教育長ブログ

熊本市教育長(H29.4~) facebookの投稿から主なものを転載しています。 https://www.facebook.com/hiromichi.endo

教育長だより ー 稼げる学校・教育委員会へ

※月刊「日本教育」に寄稿した記事を、許可を得てブログに転載させて頂きます。

 「予算が足りない」というのは、全国の学校や教育委員会における普遍的な悩みだろう。人が足りない、施設が古い、モノが買えないなど、学校にまつわる問題の多くは、最終的にはお金があれば解決できる話である。

 極論すれば、働き方改革も、学校に教職員が今よりずっと多ければ解決できるのであり、教員のなり手不足も、教職員の給料が今よりずっと高ければ解決できるのである。予算がなくてそうできないから苦労しているのだ。

 では今後、あらゆる教育課題が解決できるほど、持続的に教育予算が増えていくかといえば、その保証はない。もちろん、そうする努力は必要だが、右肩上がりの成長が望めない現在、どの政策分野も慢性的な予算不足である。単に予算要求するだけで、予算がつかなければ諦めるというのでは、いつまで経っても問題は解決しないだろう。

 そうであれば、もう一つの方法は「自ら稼ぐ」ということである。私は以前、官僚を辞めて友人とともに小さな会社を経営していた。その時には、信用も何もない身でお金を稼ぐことの難しさを痛感した。経営がなんとか軌道に乗るまでの苦労はいまだに忘れない。組織に頼らず、お金を頂くことは簡単なことではないと、身を持って知った。

 それに比べれば「学校」という存在の信用は絶大である。企業であれ個人であれ、寄付先として、学校以上に信頼でき「善いこと」をしたと言える存在はなかなかない。子ども達の未来のために寄付をすることは、誰もが称賛する行為である。つまり、これほど堂々と「お金をください」と言いやすい存在はないのだ。

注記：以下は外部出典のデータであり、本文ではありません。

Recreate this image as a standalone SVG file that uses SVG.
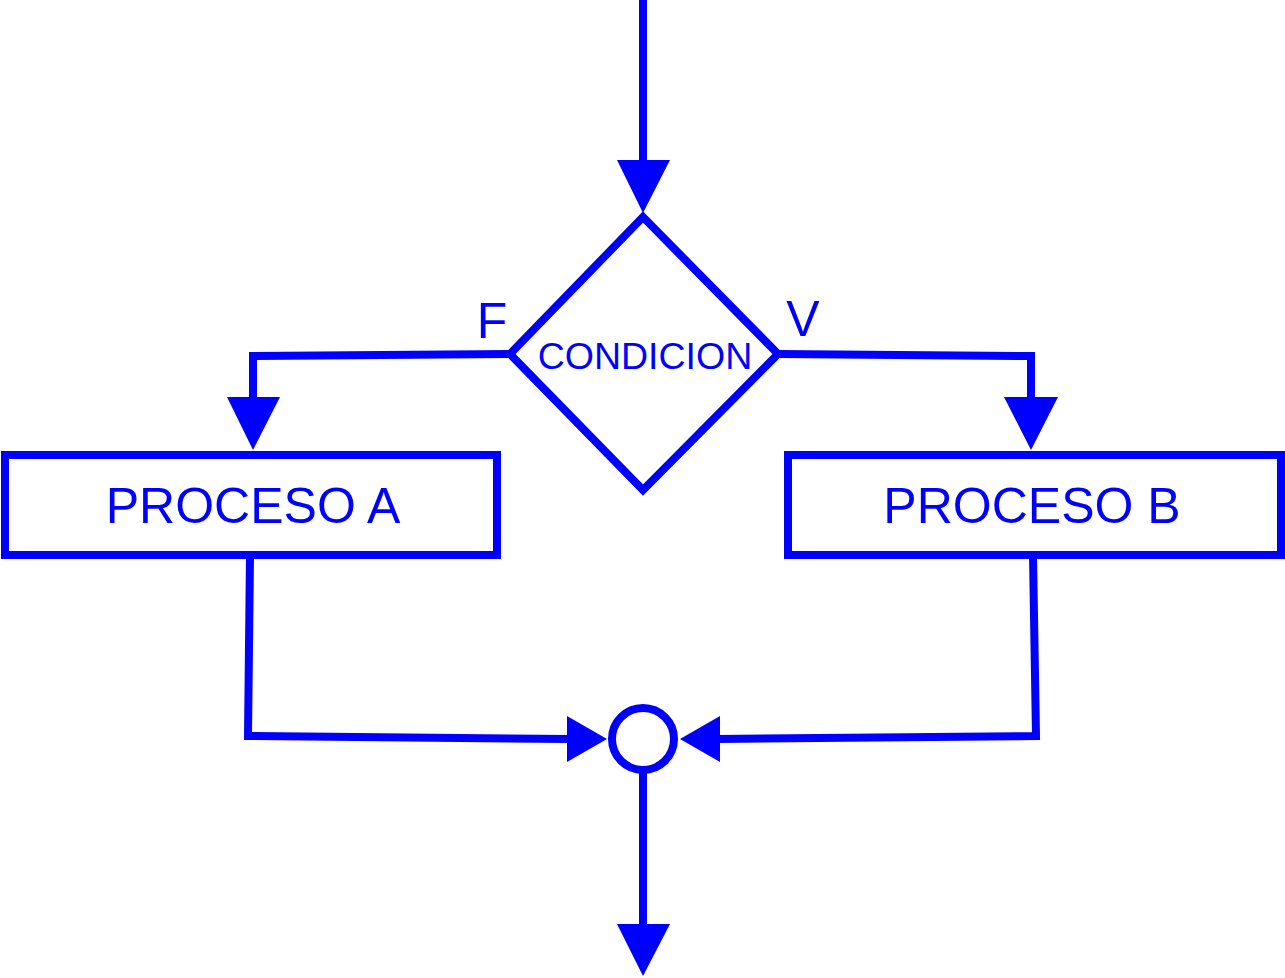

 以前、私が校長にそうした話をした際には「それは学校の仕事ではない」と言われたことがある。しかし、そうだろうか。私が留学していた米国の大学からは、毎年しつこいほどに寄付を求める手紙が来る。たった2年間留学していただけなのに、20年以上経った今でも、必ず来る。しかし、幼稚園から大学まで、私が卒業したはずの日本の学校からは、一切そのような手紙は来ない。そうすると、人の気持としては、いつも連絡をくれる方に寄付したくなるものだ。私を卒業生として忘れないでいてくれるのだから。財政的に潤沢だと思われている米国の大学も、そうした苦労の積み重ねで成り立っているのだ。

 熊本市では今年度から、学校を指定して寄付を受け、全額がその学校の独自財源になる仕組みを整えた。これまでも、学校の自販機収入を学校の独自財源にする仕組みや、テレビ局と提携してCM収入を使って教育委員会のイベントを運営するなど、財源確保の工夫をしてきた。これらは当然、公費による教育費は増やした上でのことであり、決して公費負担を転嫁しているわけではない。

 寄付といっても、児童生徒や保護者の負担を増やしてしまっては意味がない。そうならないよう、社会全体で負担するという形で、学校運営の財源を確保する方策がもっと検討されてよいだろう。地域で学校を支えるためには、ボランティアなどの「労働」で支えるだけでなく「お金」で支える方法もあるのだ。